What is required to evolve information technology as well as the other functions within a law firm into a service delivery organization? There will need to be an evolution of in house skill sets from a technical expertise with hands on skills to resources that are practiced in the business arena with service selection and service management skills.
The benefits of pursuing a Sourcing Strategy are many, but the key benefits will drive innovation, speed solution and capability delivery as well as reduce fixed costs. This approach will align overall costs with business activity and be accretive to operating margin. With the current monolithic approach, technology planning is always a “best guess” on the direction for the business because of the long lead times to procure and build systems with the associated hardware, software, security and people. With Service Sourcing you are able to flex the service in any direction, up, down or even sideways to meet the ever changing business needs of the law firm.

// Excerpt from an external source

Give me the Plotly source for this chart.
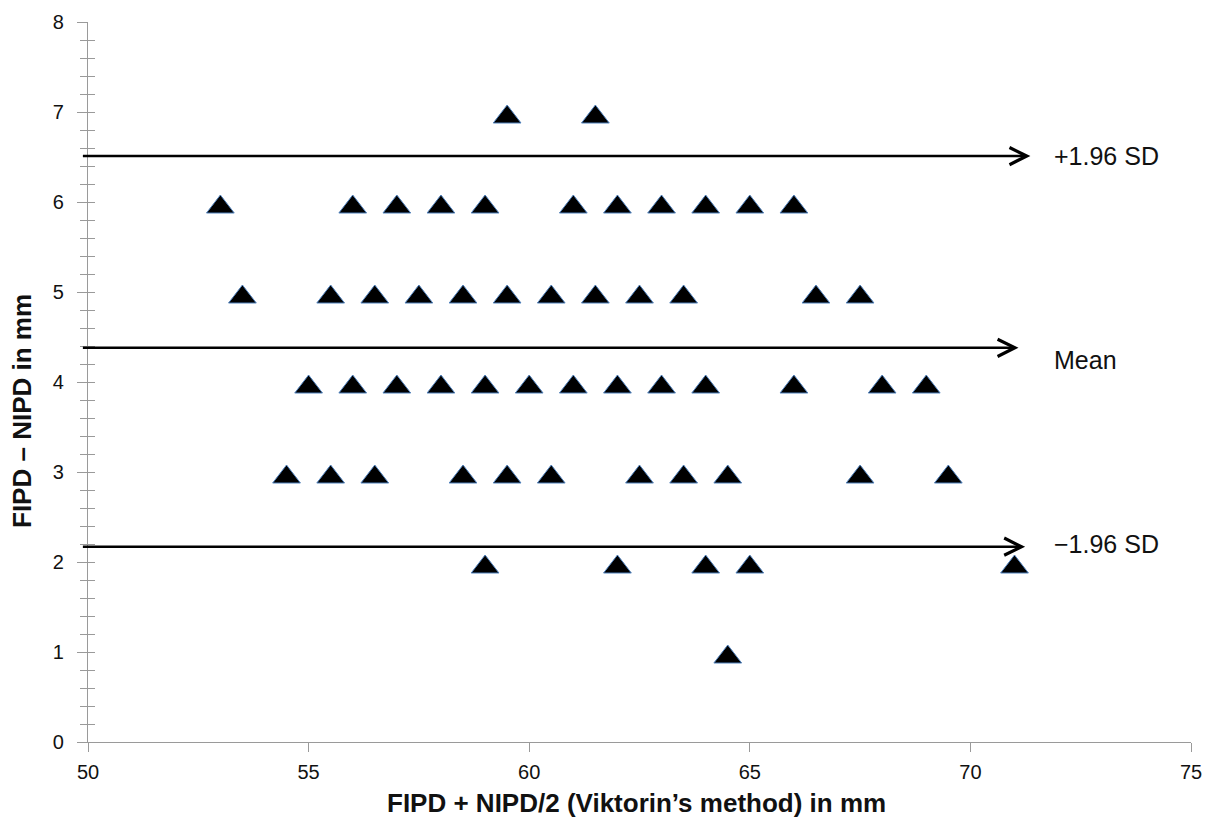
import plotly.graph_objects as go

# ---- data ----
row7_x = [59.5, 61.5]
row6_x = [53, 56, 57, 58, 59, 61, 62, 63, 64, 65, 66]
row5_x = [53.5, 55.5, 56.5, 57.5, 58.5, 59.5, 60.5, 61.5, 62.5, 63.5, 66.5, 67.5]
row4_x = [55, 56, 57, 58, 59, 60, 61, 62, 63, 64, 66, 68, 69]
row3_x = [54.5, 55.5, 56.5, 58.5, 59.5, 60.5, 62.5, 63.5, 64.5, 67.5, 69.5]
row2_x = [59, 62, 64, 65, 71]
row1_x = [64.5]

rows = {7: row7_x, 6: row6_x, 5: row5_x, 4: row4_x, 3: row3_x, 2: row2_x, 1: row1_x}
avg_x = []
diff_y = []
for yv, xs in rows.items():
    for xv in xs:
        avg_x.append(xv)
        diff_y.append(yv)

ref_labels = ["+1.96 SD", "Mean", "\u22121.96 SD"]
ref_values = [6.51, 4.38, 2.17]
arrow_end_x = [71.36, 71.09, 71.24]
line_start_x = 49.85
label_x = 71.85
label_yshift = [0, -12, 3]

x_ticks = [50, 55, 60, 65, 70, 75]
y_ticks = [0, 1, 2, 3, 4, 5, 6, 7, 8]

FONT = "Liberation Sans, Arial, sans-serif"
AXIS_GREY = "#9a9a9a"

fig = go.Figure()
fig.add_trace(go.Scatter(
    x=avg_x, y=diff_y, mode="markers",
    marker=dict(symbol="triangle-up", size=24, color="black", standoff=5,
                line=dict(color="#4f81bd", width=1)),
    showlegend=False, hoverinfo="x+y",
))
# invisible trace to anchor the overlay axis that draws the inner half of the ticks
fig.add_trace(go.Scatter(x=[None], y=[None], yaxis="y2", showlegend=False, hoverinfo="skip"))

annotations = []
for lab, val, xe, ys in zip(ref_labels, ref_values, arrow_end_x, label_yshift):
    annotations.append(dict(
        x=xe, y=val, xref="x", yref="y", ax=line_start_x, ay=val, axref="x", ayref="y",
        showarrow=True, arrowhead=5, arrowsize=1.35, arrowwidth=2.5, arrowcolor="black",
        text="", standoff=0,
    ))
    annotations.append(dict(
        x=label_x, y=val, xref="x", yref="y", text=lab, showarrow=False,
        xanchor="left", yanchor="middle", yshift=ys,
        font=dict(family=FONT, size=25, color="#111111"),
    ))

# page is offset 8px by body margin: figure origin at (8, 8)
PW, PH = 1202, 821
ML, MR, MT, MB = 80, 19, 14, 87
plot_w = PW - ML - MR
plot_h = PH - MT - MB

def px_to_paper_x(px):
    return (px - 8 - ML) / plot_w

def px_to_paper_y(py):
    return (PH - MB - (py - 8)) / plot_h

annotations.append(dict(
    x=px_to_paper_x(636), y=px_to_paper_y(803), xref="paper", yref="paper",
    text="<b>FIPD + NIPD/2 (Viktorin\u2019s method) in mm</b>", showarrow=False,
    xanchor="center", yanchor="middle", font=dict(family=FONT, size=26, color="#111111"),
))
annotations.append(dict(
    x=px_to_paper_x(22), y=px_to_paper_y(411), xref="paper", yref="paper", textangle=-90,
    text="<b>FIPD \u2013 NIPD in mm</b>", showarrow=False,
    xanchor="center", yanchor="middle", font=dict(family=FONT, size=26, color="#111111"),
))

fig.update_layout(
    width=PW, height=PH,
    margin=dict(l=ML, r=MR, t=MT, b=MB, autoexpand=False),
    paper_bgcolor="white", plot_bgcolor="white",
    font=dict(family=FONT, size=20, color="#111111"),
    xaxis=dict(
        range=[50, 75], tickvals=x_ticks, ticktext=[str(v) for v in x_ticks],
        showgrid=False, zeroline=False, showline=True, linecolor=AXIS_GREY, linewidth=1.3,
        ticks="outside", ticklen=9, tickcolor=AXIS_GREY, tickwidth=1.3,
        ticklabelstandoff=3, tickfont=dict(size=20), automargin=False,
    ),
    yaxis=dict(
        range=[0, 8], tickvals=y_ticks, ticktext=[str(v) for v in y_ticks],
        showgrid=False, zeroline=False, showline=True, linecolor=AXIS_GREY, linewidth=1.3,
        ticks="outside", ticklen=10, tickcolor=AXIS_GREY, tickwidth=1.3,
        ticklabelstandoff=9, tickfont=dict(size=20), automargin=False,
        minor=dict(dtick=0.2, ticks="outside", ticklen=7, tickcolor=AXIS_GREY, tickwidth=1.3, showgrid=False),
    ),
    yaxis2=dict(
        range=[0, 8], overlaying="y", anchor="x", side="left",
        tickvals=y_ticks, showticklabels=False, automargin=False,
        showgrid=False, zeroline=False, showline=False,
        ticks="inside", ticklen=7, tickcolor=AXIS_GREY, tickwidth=1.3,
        minor=dict(dtick=0.2, ticks="inside", ticklen=7, tickcolor=AXIS_GREY, tickwidth=1.3, showgrid=False),
    ),
    annotations=annotations,
    showlegend=False,
)

fig.write_html("out.html")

Service Sourcing allows for rapid solution or capability delivery because the service leverages outside expertise that are experts in their respective field and are focused on a particular area day in and day out. Also, the service provider captures the institutional knowledge across their customer base. Those learnings are brought to bear and can be leveraged by the law firm. No longer is the firm burdened with “recreating the wheel” for each and every project or new capability. From a startup perspective many Sourced Services only require standards based security and an internet connection in order to get started.
While Service Sourcing is the way forward, it is not panacea. Before going down the path of Service Sourcing, one needs to understand the dynamics and risks with the approach. Data security and privacy are always top-of-mind and should continue to be a priority with Service Sourcing. The security challenges with a service are different than in-house systems and capabilities so a thoughtful approach and plan is warranted in order to provide the necessary protections. In most cases a service provider can bring to bear significantly enhanced security capabilities because of the scale of the service and depth of expertise.
The other aspect of Service Sourcing that is critical to manage is the cultural change for both the staff and legal practitioner. In the service driven model, gone are the days where projects and new capabilities take 18 months to deliver. The speed of change can be swift which requires a dynamic cultural shift to embrace change and continuous learning. Training will become paramount as the capabilities evolve at an ever quickening pace as new features and capabilities are added.
At the end of the day law firms will need to innovate in order to compete and stay relevant in the legal services market. Service Sourcing will drive operational and practice innovation in the legal services market and provide the strategic platform for future success.